The only catch? The company doesn’t track individual hen data and print it separately on each egg. Instead, Honest Eggs Co. prints an average of their collective hens’ steps on each dozen.

FitChix isn’t an intrusive device, so there is no harm for the chickens. It’s a small fitness tracker that sits on the hen’s back. Honest Egg Co. has said they don’t require their chickens to wear the tracker all the time but instead use it occasionally to monitor activity.

chicken tracker

More Chicken Trackers Could Be on the Way

FitChix isn’t a device available for purchase for your own flock, but there is another chicken fitness tracker in development that we may see in the future. Researchers at the University of California in Riverside have been working on a ‘Fitbit for chickens’ since 2018.

The device is a small backpack the chicken wears, and the researchers use an algorithm that analyzes different chicken behavior.

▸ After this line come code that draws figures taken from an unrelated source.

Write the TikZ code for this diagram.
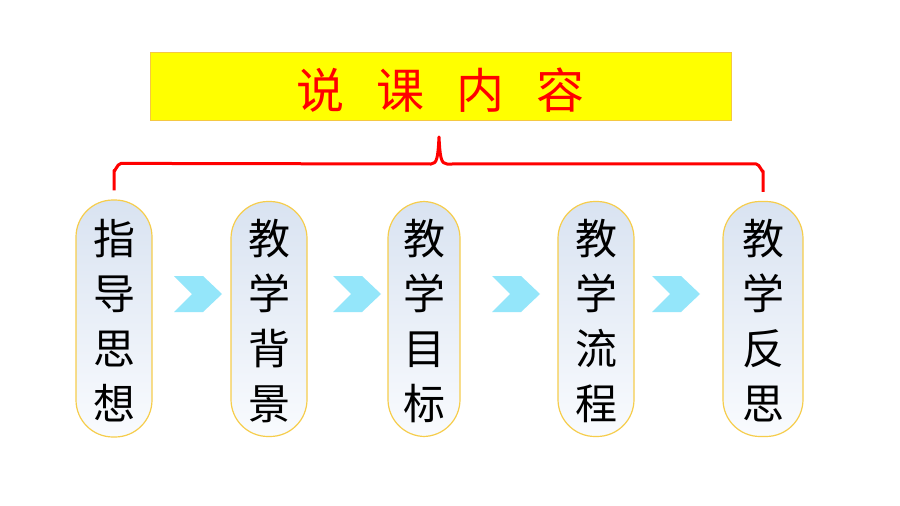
\documentclass[tikz,border=0pt]{standalone}
\usepackage{fontspec}
\newfontfamily\cjk{Noto Sans CJK SC}
\usetikzlibrary{calc}
\definecolor{bannerY}{HTML}{FFFF00}
\definecolor{bannerB}{HTML}{F5C842}
\definecolor{titleR}{HTML}{FF0000}
\definecolor{pillB}{HTML}{F6CD4C}
\definecolor{pillT}{HTML}{D9E3F1}
\definecolor{pillL}{HTML}{F9FBFE}
\definecolor{chevC}{HTML}{94E6FA}
\tikzset{
  banner/.style={draw=bannerB, line width=0.8pt, fill=bannerY, minimum width=581pt, minimum height=68pt, inner sep=0pt},
  pill/.style={draw=pillB, line width=1.2pt, top color=pillT, bottom color=pillL, rounded corners=37pt, minimum width=76pt, minimum height=235pt, inner sep=0pt},
  pilltext/.style={font=\cjk\fontsize{42}{55}\selectfont, align=center, text=black, inner sep=0pt},
  titletext/.style={font=\cjk\fontsize{48}{55}\selectfont, text=titleR, inner sep=0pt},
  bracket/.style={draw=titleR, line width=3pt, line join=round},
  chev/.pic={\fill[chevC] (-24,-18) -- (5,-18) -- (24,0) -- (5,18) -- (-24,18) -- (-6,0) -- cycle;}
}
\newcommand{\gapT}{\hspace{32pt}}
\begin{document}
\begin{tikzpicture}[x=1pt,y=-1pt]
\useasboundingbox[fill=white] (0,0) rectangle (900,506);
% banner
\node[banner] (ban) at (440.5,86) {};
\node[titletext] (title) at (440.5,90) {说\gapT 课\gapT 内\gapT 容};
% pills
\node[pill, minimum height=237pt] (p1) at (114,318.5) {};
\node[pill] (p2) at (269,319) {};
\node[pill, minimum width=72pt] (p3) at (424,319) {};
\node[pill] (p4) at (596,319) {};
\node[pill, minimum width=80pt] (p5) at (763,319) {};
\foreach \n/\t in {p1/{指\\导\\思\\想}, p2/{教\\学\\背\\景}, p3/{教\\学\\目\\标}, p4/{教\\学\\流\\程}, p5/{教\\学\\反\\思}}{
  \node[pilltext] at ($(\n.center)+(0,2)$) {\t};
}
% chevrons
\foreach \x in {198,357,516,676}{
  \pic at (\x,294) {chev};
}
% bracket
\coordinate (peak) at (439,137);
\draw[bracket] ($(p1.north)+(0,-9)$) -- ++(0,-20) to[out=-90,in=180] ++(7,-7) -- ($(peak)+(-8,27)$)
  .. controls ($(peak)+(-2,27)$) and ($(peak)+(-1,20)$) .. (peak)
  .. controls ($(peak)+(1,20)$) and ($(peak)+(2,27)$) .. ($(peak)+(8,27)$)
  -- ($(p5.north)+(-7,-37)$) to[out=0,in=-90] ++(7,7) -- ($(p5.north)+(0,-9)$);
\end{tikzpicture}
\end{document}
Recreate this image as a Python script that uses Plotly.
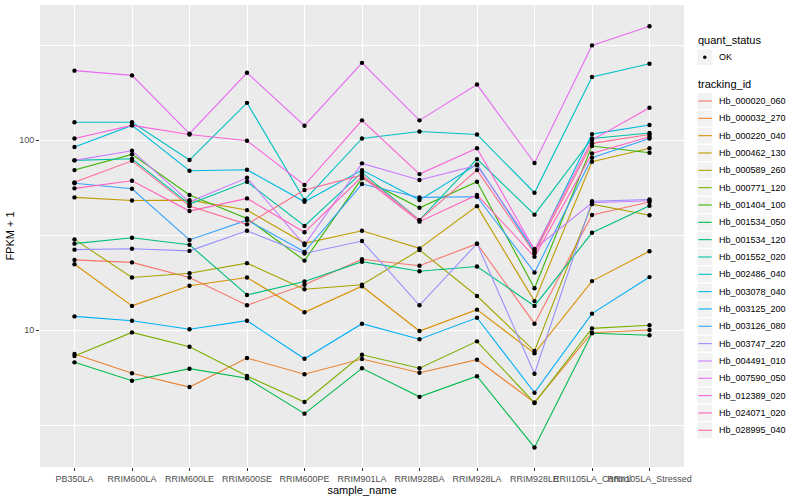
import plotly.graph_objects as go

samples = ["PB350LA", "RRIM600LA", "RRIM600LE", "RRIM600SE", "RRIM600PE",
           "RRIM901LA", "RRIM928BA", "RRIM928LA", "RRIM928LE",
           "RRII105LA_Control", "RRII105LA_Stressed"]

tracking_ids = ["Hb_000020_060", "Hb_000032_270", "Hb_000220_040", "Hb_000462_130",
                "Hb_000589_260", "Hb_000771_120", "Hb_001404_100", "Hb_001534_050",
                "Hb_001534_120", "Hb_001552_020", "Hb_002486_040", "Hb_003078_040",
                "Hb_003125_200", "Hb_003126_080", "Hb_003747_220", "Hb_004491_010",
                "Hb_007590_050", "Hb_012389_020", "Hb_024071_020", "Hb_028995_040"]

colors = ["#F8766D", "#EA8331", "#D89000", "#C09B00", "#A3A500", "#7CAE00", "#39B600",
          "#00BB4E", "#00BF7D", "#00C1A3", "#00BFC4", "#00BAE0", "#00B0F6", "#35A2FF",
          "#9590FF", "#C77CFF", "#E76BF3", "#FA62DB", "#FF62BC", "#FF6C91"]

# FPKM + 1 per gene, in the order of `samples`
Hb_000020_060 = [23.4, 22.7, 18.9, 13.5, 17.3, 23.6, 21.8, 28.5, 10.8, 40.3, 47.2]
Hb_000032_270 = [7.48, 5.92, 5.01, 7.12, 5.85, 7.04, 5.96, 6.98, 4.16, 9.68, 10.0]
Hb_000220_040 = [22.2, 13.4, 17.1, 18.9, 12.4, 17.0, 9.88, 12.8, 7.54, 18.1, 26.0]
Hb_000462_130 = [49.9, 48.1, 48.3, 42.8, 28.6, 33.3, 26.9, 44.9, 14.2, 76.9, 90.5]
Hb_000589_260 = [30.0, 18.9, 19.9, 22.5, 16.4, 17.3, 26.4, 15.1, 7.75, 46.0, 40.2]
Hb_000771_120 = [7.30, 9.72, 8.17, 5.73, 4.18, 7.41, 6.29, 8.72, 4.13, 10.2, 10.6]
Hb_001404_100 = [69.5, 84.1, 51.4, 38.7, 23.2, 62.9, 44.0, 60.3, 16.6, 93.0, 85.8]
Hb_001534_050 = [6.76, 5.41, 6.26, 5.57, 3.63, 6.29, 4.45, 5.71, 2.41, 9.61, 9.38]
Hb_001534_120 = [28.5, 30.6, 28.1, 15.3, 18.0, 22.9, 20.4, 21.6, 13.4, 32.5, 45.1]
Hb_001552_020 = [78.2, 79.7, 46.0, 60.3, 35.3, 67.6, 37.9, 79.4, 40.5, 102, 109]
Hb_002486_040 = [124, 124, 78.5, 157, 48.3, 102, 111, 107, 52.8, 215, 252]
Hb_003078_040 = [91.9, 119.5, 68.9, 69.8, 47.3, 69.5, 48.3, 74.5, 25.8, 107.5, 120]
Hb_003125_200 = [11.8, 11.2, 10.1, 11.2, 7.06, 10.8, 8.94, 11.6, 4.68, 12.2, 19.0]
Hb_003126_080 = [59.2, 55.4, 29.8, 37.9, 25.8, 58.7, 49.9, 50.3, 20.1, 80.7, 102]
Hb_003747_220 = [26.5, 26.8, 26.1, 33.3, 25.3, 29.4, 13.5, 28.5, 5.89, 47.6, 48.7]
Hb_004491_010 = [78.2, 87.8, 47.3, 63.3, 28.0, 75.4, 61.6, 73.6, 26.7, 46.8, 47.9]
Hb_007590_050 = [232, 219, 108, 226, 119, 255, 127, 196, 75.7, 315, 397]
Hb_012389_020 = [102, 119.5, 107, 99.2, 58.0, 127, 66.2, 90.5, 26.4, 100, 148]
Hb_024071_020 = [55.7, 61.1, 42.3, 49.3, 32.7, 64.1, 37.2, 51.4, 24.3, 85.1, 104]
Hb_028995_040 = [59.9, 77.8, 44.9, 36.0, 54.6, 65.4, 37.9, 69.5, 25.4, 96.1, 107]

series = [Hb_000020_060, Hb_000032_270, Hb_000220_040, Hb_000462_130, Hb_000589_260,
          Hb_000771_120, Hb_001404_100, Hb_001534_050, Hb_001534_120, Hb_001552_020,
          Hb_002486_040, Hb_003078_040, Hb_003125_200, Hb_003126_080, Hb_003747_220,
          Hb_004491_010, Hb_007590_050, Hb_012389_020, Hb_024071_020, Hb_028995_040]

quant_status = "OK"
y_ticks = [10, 100]
y_minor = [10 ** 0.5, 10 ** 1.5, 10 ** 2.5]

FONT = "Liberation Sans"
W, H = 800, 500
ML, MR, MT, MB = 40, 116, 5, 33
PW, PH = W - ML - MR, H - MT - MB


def px_x(px):
    return (px - ML) / PW


def px_y(py):
    return 1 - (py - MT) / PH


fig = go.Figure()

for name, col, vals in zip(tracking_ids, colors, series):
    fig.add_trace(go.Scatter(
        x=samples, y=vals, mode="lines", name=name,
        line=dict(color=col, width=1.1), showlegend=False))

all_x, all_y = [], []
for vals in series:
    all_x += samples
    all_y += vals
fig.add_trace(go.Scatter(
    x=all_x, y=all_y, mode="markers", name=quant_status,
    marker=dict(color="black", size=4.4), showlegend=False))

# ---- ggplot-style legend (keys with grey boxes) ----
shapes, annos = [], []
KEY_X0, KEY_X1, TXT_X, TITLE_X = 697.3, 712.3, 716.5, 696


def key_box(cy):
    shapes.append(dict(type="rect", xref="paper", yref="paper",
                       x0=px_x(KEY_X0), x1=px_x(KEY_X1),
                       y0=px_y(cy + 7.9), y1=px_y(cy - 7.9),
                       fillcolor="#F2F2F2", line=dict(width=0), layer="below"))


def label(text, cx, cy, size, color="black"):
    annos.append(dict(text=text, xref="paper", yref="paper", x=px_x(cx), y=px_y(cy),
                      xanchor="left", yanchor="middle", showarrow=False,
                      font=dict(family=FONT, size=size, color=color)))


label("quant_status", TITLE_X, 40.5, 11)
key_box(57.3)
shapes.append(dict(type="circle", xref="paper", yref="paper",
                   x0=px_x(703.0), x1=px_x(706.6), y0=px_y(59.1), y1=px_y(55.5),
                   fillcolor="black", line=dict(width=0)))
label(quant_status, TXT_X, 57.3, 9)

label("tracking_id", TITLE_X, 84.5, 11)
for i, (name, col) in enumerate(zip(tracking_ids, colors)):
    cy = 101 + i * 17.33
    key_box(cy)
    shapes.append(dict(type="line", xref="paper", yref="paper",
                       x0=px_x(698.3), x1=px_x(711.7), y0=px_y(cy), y1=px_y(cy),
                       line=dict(color=col, width=1.1)))
    label(name, TXT_X, cy, 9)

fig.update_layout(
    template="none",
    width=W, height=H,
    margin=dict(l=ML, r=MR, t=MT, b=MB, autoexpand=False),
    paper_bgcolor="white", plot_bgcolor="#EBEBEB",
    font=dict(family=FONT, size=9, color="#4D4D4D"),
    showlegend=False,
    shapes=shapes, annotations=annos,
)

fig.update_xaxes(
    type="category", range=[-0.6, len(samples) - 0.4], automargin=False,
    showgrid=True, gridcolor="white", gridwidth=1.1,
    ticks="outside", ticklen=3, tickcolor="#333333", tickwidth=1,
    tickfont=dict(family=FONT, size=9, color="#4D4D4D"), tickangle=0,
    showline=False, zeroline=False,
    title=dict(text="sample_name", font=dict(family=FONT, size=11, color="black"), standoff=0),
)
fig.update_yaxes(
    type="log", range=[0.279, 2.711], automargin=False,
    tickvals=y_ticks, ticktext=[str(v) for v in y_ticks],
    showgrid=True, gridcolor="white", gridwidth=1.1,
    minor=dict(tickvals=y_minor, showgrid=True, gridcolor="white", gridwidth=0.55, ticks=""),
    ticks="outside", ticklen=3, tickcolor="#333333", tickwidth=1,
    tickfont=dict(family=FONT, size=9, color="#4D4D4D"),
    showline=False, zeroline=False,
    title=dict(text="FPKM + 1", font=dict(family=FONT, size=11, color="black"), standoff=2),
)

fig.write_html("out.html",
               config={"displayModeBar": False},
               post_script="document.body.style.margin='0px';document.body.style.padding='0px';")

When a chicken wears the backpack, researchers can see whether she is pecking or dust-bathing, or if she is feeling under the weather. Incredibly, the algorithm can also let them know if the chicken is suffering from illnesses like parasites.

Coming Soon to a Farm Near You?

There are GPS dog trackers, rumination collars to monitor cows, and even trackers to see where your barn cat wanders during the day. Are chicken trackers the next big trend for poultry owners?

Time will tell. But if they do appear on the market, we’ll all be able to gain valuable insight into the lives of our chickens.